• _REQUIREMENT_
Lines from the one containing "Generate a Python" to the one containing "1.99, 2.00, 2.00]", both lines included, are to be extracted exactly from the data below; pictures are excluded.
##############################
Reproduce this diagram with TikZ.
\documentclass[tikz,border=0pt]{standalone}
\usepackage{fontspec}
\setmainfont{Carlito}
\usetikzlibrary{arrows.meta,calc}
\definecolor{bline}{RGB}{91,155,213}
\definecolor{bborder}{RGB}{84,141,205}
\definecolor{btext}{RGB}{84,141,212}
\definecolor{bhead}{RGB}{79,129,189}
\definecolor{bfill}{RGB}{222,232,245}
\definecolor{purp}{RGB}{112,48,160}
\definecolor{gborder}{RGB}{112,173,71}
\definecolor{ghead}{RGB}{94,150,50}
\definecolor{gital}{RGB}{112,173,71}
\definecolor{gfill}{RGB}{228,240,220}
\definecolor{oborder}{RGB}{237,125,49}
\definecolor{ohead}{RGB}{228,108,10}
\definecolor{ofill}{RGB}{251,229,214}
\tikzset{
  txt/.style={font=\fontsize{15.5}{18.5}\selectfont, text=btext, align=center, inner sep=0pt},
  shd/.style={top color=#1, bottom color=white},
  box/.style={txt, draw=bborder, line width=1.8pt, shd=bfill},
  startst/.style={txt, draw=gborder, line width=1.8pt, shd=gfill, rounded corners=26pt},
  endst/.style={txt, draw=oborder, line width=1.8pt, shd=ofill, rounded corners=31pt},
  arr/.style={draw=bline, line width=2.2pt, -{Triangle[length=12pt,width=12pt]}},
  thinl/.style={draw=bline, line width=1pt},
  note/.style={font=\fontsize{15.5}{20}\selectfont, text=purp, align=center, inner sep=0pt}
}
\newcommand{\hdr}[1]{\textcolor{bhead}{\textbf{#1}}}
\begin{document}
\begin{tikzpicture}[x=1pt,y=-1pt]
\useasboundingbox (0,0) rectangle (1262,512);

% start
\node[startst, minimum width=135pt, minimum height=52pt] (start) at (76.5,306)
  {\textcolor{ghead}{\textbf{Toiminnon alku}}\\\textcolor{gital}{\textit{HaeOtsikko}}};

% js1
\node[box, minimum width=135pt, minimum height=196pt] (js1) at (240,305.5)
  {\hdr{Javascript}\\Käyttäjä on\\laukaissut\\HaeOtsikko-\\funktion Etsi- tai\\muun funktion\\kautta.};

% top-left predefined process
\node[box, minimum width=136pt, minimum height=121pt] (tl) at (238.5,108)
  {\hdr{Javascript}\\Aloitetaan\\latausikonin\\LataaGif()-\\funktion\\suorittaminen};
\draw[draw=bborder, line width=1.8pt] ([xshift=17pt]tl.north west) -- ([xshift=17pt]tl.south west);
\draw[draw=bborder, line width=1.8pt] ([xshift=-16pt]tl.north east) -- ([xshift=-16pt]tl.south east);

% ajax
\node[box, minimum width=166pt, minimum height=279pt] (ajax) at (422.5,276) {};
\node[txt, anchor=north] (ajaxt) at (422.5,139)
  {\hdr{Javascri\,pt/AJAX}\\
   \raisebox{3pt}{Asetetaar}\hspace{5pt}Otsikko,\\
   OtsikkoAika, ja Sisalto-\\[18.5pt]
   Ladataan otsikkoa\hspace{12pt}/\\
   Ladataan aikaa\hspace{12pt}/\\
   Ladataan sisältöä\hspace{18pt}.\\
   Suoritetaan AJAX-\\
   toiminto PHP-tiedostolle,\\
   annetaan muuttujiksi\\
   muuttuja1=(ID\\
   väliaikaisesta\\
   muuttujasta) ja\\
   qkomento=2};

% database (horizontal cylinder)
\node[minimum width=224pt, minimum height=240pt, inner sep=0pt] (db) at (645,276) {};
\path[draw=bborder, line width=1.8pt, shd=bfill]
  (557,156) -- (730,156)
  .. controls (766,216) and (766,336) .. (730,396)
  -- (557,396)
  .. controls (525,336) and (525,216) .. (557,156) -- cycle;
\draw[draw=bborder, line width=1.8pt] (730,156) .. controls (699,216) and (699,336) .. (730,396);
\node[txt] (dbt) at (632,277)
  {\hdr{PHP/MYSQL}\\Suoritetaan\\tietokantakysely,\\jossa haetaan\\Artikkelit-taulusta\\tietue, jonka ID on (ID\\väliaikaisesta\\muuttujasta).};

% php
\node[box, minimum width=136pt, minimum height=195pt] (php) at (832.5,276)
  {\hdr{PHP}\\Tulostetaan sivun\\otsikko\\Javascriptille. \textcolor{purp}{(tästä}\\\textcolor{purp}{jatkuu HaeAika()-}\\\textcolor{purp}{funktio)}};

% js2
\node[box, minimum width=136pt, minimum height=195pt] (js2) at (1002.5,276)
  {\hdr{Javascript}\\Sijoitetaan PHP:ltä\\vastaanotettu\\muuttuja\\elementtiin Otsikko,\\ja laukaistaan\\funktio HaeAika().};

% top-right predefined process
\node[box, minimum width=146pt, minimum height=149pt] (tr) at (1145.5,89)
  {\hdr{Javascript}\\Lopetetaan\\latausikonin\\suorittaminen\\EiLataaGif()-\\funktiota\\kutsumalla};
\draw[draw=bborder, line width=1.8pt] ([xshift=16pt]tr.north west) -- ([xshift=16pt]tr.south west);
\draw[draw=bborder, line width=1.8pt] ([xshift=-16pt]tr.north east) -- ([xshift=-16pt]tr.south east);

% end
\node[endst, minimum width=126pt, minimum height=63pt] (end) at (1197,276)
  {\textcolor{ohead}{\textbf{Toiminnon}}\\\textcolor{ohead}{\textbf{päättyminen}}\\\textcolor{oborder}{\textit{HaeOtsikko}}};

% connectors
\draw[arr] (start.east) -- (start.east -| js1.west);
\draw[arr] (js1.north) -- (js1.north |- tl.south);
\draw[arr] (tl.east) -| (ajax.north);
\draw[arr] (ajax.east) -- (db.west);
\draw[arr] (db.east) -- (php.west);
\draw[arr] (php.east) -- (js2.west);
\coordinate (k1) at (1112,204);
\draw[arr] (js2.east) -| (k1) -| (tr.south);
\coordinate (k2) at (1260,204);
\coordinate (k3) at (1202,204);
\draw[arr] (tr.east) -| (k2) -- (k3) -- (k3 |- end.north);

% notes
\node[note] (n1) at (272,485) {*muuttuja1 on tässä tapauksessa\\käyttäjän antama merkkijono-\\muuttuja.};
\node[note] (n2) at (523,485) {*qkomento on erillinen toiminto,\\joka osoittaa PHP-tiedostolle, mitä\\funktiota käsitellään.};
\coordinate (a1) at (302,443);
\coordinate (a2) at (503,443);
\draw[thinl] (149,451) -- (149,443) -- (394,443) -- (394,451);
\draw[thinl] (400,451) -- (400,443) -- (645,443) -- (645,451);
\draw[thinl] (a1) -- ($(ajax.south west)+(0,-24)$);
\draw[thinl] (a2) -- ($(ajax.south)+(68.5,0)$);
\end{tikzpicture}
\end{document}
##############################
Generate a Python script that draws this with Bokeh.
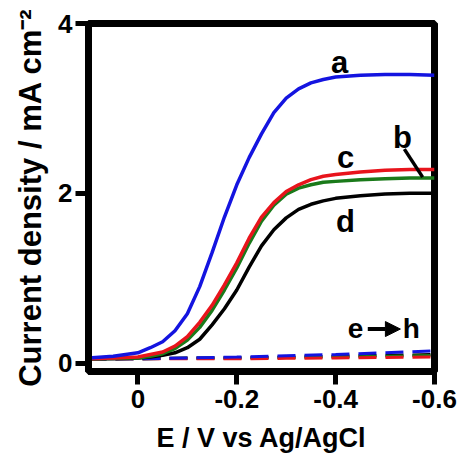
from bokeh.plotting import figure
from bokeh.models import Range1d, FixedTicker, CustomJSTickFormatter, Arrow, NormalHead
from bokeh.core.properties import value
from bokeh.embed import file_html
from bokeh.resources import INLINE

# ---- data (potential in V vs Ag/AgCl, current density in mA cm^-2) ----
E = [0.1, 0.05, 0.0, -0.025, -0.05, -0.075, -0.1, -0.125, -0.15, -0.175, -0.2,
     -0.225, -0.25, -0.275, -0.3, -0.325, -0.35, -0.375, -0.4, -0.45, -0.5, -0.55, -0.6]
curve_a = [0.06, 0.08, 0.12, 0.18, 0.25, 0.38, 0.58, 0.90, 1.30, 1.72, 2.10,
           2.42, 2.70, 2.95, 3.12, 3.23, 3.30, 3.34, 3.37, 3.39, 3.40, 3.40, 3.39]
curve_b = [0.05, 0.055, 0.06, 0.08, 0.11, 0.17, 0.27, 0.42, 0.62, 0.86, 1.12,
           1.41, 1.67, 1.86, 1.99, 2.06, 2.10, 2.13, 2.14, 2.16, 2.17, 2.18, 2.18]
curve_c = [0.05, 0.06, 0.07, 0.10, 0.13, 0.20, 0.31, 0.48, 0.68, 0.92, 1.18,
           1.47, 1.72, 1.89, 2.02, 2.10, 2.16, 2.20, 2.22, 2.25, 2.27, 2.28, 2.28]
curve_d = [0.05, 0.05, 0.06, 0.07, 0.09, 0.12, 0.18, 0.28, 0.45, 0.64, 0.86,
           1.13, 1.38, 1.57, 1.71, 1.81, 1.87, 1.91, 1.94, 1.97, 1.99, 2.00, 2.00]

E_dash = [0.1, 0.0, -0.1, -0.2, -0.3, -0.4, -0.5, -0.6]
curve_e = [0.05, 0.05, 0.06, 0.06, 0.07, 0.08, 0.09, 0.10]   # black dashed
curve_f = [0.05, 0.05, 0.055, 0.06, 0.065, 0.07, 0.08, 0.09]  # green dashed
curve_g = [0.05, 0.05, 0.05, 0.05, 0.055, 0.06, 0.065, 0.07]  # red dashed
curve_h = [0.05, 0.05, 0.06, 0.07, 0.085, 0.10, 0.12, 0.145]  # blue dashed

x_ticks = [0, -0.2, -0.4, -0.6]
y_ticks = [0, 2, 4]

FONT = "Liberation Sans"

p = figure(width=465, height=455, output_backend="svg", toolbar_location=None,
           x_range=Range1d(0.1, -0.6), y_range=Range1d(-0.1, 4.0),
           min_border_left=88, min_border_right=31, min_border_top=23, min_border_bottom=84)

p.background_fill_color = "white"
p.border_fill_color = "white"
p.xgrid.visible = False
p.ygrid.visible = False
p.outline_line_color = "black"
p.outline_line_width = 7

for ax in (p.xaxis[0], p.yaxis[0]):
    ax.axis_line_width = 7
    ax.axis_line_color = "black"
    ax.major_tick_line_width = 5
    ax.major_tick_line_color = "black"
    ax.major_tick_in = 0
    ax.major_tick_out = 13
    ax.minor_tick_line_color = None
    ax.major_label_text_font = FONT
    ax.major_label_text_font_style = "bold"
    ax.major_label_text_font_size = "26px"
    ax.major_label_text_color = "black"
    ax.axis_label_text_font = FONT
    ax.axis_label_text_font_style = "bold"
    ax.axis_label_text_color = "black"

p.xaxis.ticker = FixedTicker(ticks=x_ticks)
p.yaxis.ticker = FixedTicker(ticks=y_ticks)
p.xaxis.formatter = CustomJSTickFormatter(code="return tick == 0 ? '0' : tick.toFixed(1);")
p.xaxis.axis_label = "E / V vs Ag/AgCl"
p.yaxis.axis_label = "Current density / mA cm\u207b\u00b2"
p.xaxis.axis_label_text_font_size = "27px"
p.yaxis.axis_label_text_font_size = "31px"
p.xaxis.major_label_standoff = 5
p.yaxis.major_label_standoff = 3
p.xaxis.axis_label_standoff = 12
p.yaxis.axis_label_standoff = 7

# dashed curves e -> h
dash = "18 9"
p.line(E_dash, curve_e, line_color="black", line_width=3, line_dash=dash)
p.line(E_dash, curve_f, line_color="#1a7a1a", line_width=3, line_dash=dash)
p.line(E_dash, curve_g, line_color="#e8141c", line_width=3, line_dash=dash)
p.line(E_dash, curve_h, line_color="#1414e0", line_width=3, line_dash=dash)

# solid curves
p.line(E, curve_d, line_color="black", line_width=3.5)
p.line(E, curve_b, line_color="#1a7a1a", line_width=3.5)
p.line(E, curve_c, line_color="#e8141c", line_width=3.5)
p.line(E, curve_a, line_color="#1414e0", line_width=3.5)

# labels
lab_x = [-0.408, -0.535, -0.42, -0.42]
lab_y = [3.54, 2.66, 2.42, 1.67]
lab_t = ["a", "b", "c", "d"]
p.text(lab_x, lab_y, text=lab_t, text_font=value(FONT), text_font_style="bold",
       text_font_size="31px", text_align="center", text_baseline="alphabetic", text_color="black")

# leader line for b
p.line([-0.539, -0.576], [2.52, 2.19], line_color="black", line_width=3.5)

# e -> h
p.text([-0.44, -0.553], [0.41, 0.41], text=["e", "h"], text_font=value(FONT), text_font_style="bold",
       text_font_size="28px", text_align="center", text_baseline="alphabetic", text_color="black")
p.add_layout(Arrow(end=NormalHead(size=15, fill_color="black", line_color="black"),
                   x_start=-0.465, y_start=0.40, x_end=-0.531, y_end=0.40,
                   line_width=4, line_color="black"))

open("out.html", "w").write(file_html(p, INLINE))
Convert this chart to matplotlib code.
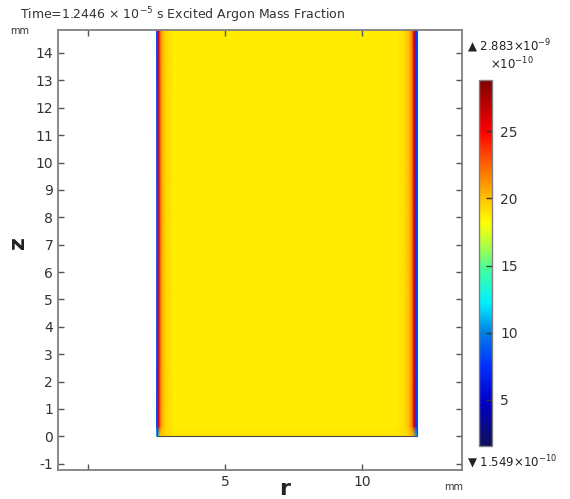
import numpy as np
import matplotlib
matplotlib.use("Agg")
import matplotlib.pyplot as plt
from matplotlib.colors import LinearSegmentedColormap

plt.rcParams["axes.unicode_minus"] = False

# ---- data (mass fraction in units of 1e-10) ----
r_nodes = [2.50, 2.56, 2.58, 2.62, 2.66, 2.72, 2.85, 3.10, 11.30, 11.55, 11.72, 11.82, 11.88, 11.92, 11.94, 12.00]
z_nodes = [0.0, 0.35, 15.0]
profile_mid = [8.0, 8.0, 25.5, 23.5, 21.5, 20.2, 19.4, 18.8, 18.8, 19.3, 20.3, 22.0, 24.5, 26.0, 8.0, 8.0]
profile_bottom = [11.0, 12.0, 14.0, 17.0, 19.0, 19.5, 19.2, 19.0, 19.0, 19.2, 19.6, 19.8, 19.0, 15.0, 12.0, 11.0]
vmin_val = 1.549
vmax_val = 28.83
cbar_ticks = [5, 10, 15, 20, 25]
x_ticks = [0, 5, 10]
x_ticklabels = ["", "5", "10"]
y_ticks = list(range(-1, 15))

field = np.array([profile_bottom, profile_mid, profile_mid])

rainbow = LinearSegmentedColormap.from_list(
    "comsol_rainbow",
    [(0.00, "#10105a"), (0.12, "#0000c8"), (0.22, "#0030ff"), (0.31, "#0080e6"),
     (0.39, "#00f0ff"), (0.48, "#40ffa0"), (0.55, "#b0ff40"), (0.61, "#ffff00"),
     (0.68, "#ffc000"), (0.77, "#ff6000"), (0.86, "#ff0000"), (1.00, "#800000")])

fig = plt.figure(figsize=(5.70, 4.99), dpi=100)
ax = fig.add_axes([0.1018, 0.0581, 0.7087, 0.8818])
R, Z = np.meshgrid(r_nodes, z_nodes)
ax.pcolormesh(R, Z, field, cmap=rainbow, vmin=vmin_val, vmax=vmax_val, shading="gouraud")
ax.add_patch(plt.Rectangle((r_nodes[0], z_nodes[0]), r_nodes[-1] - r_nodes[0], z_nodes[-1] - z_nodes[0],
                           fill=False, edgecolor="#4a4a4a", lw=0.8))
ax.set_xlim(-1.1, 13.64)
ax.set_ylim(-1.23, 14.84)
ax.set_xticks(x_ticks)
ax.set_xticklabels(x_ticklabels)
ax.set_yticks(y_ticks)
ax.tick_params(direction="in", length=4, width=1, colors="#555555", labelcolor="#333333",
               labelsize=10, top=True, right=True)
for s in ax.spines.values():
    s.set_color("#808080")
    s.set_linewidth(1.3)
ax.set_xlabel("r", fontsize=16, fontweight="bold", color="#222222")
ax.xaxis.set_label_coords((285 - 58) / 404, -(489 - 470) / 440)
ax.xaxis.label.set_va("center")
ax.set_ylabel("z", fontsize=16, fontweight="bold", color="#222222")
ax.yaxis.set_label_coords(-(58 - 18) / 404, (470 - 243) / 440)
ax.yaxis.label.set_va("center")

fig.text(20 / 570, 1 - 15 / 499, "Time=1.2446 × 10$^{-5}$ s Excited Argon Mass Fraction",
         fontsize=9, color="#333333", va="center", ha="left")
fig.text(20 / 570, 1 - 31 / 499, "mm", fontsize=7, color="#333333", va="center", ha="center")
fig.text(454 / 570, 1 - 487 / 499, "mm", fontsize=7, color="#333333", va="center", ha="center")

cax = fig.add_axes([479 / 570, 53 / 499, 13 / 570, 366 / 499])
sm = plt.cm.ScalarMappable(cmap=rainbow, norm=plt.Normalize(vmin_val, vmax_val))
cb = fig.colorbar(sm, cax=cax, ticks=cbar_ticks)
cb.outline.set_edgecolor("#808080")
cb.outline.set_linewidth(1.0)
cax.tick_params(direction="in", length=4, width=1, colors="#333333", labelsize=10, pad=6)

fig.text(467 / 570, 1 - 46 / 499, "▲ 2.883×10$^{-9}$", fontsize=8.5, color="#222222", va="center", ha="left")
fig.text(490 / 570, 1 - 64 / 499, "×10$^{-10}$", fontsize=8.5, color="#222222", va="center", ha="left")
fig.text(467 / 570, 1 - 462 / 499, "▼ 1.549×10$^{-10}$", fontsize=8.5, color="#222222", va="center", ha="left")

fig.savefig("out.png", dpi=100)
##############################
• _ANSWER_
Generate a Python script that draws this with Bokeh.
from bokeh.plotting import figure
from bokeh.models import Range1d, FixedTicker, CustomJSTickFormatter, Arrow, NormalHead
from bokeh.core.properties import value
from bokeh.embed import file_html
from bokeh.resources import INLINE

# ---- data (potential in V vs Ag/AgCl, current density in mA cm^-2) ----
E = [0.1, 0.05, 0.0, -0.025, -0.05, -0.075, -0.1, -0.125, -0.15, -0.175, -0.2,
     -0.225, -0.25, -0.275, -0.3, -0.325, -0.35, -0.375, -0.4, -0.45, -0.5, -0.55, -0.6]
curve_a = [0.06, 0.08, 0.12, 0.18, 0.25, 0.38, 0.58, 0.90, 1.30, 1.72, 2.10,
           2.42, 2.70, 2.95, 3.12, 3.23, 3.30, 3.34, 3.37, 3.39, 3.40, 3.40, 3.39]
curve_b = [0.05, 0.055, 0.06, 0.08, 0.11, 0.17, 0.27, 0.42, 0.62, 0.86, 1.12,
           1.41, 1.67, 1.86, 1.99, 2.06, 2.10, 2.13, 2.14, 2.16, 2.17, 2.18, 2.18]
curve_c = [0.05, 0.06, 0.07, 0.10, 0.13, 0.20, 0.31, 0.48, 0.68, 0.92, 1.18,
           1.47, 1.72, 1.89, 2.02, 2.10, 2.16, 2.20, 2.22, 2.25, 2.27, 2.28, 2.28]
curve_d = [0.05, 0.05, 0.06, 0.07, 0.09, 0.12, 0.18, 0.28, 0.45, 0.64, 0.86,
           1.13, 1.38, 1.57, 1.71, 1.81, 1.87, 1.91, 1.94, 1.97, 1.99, 2.00, 2.00]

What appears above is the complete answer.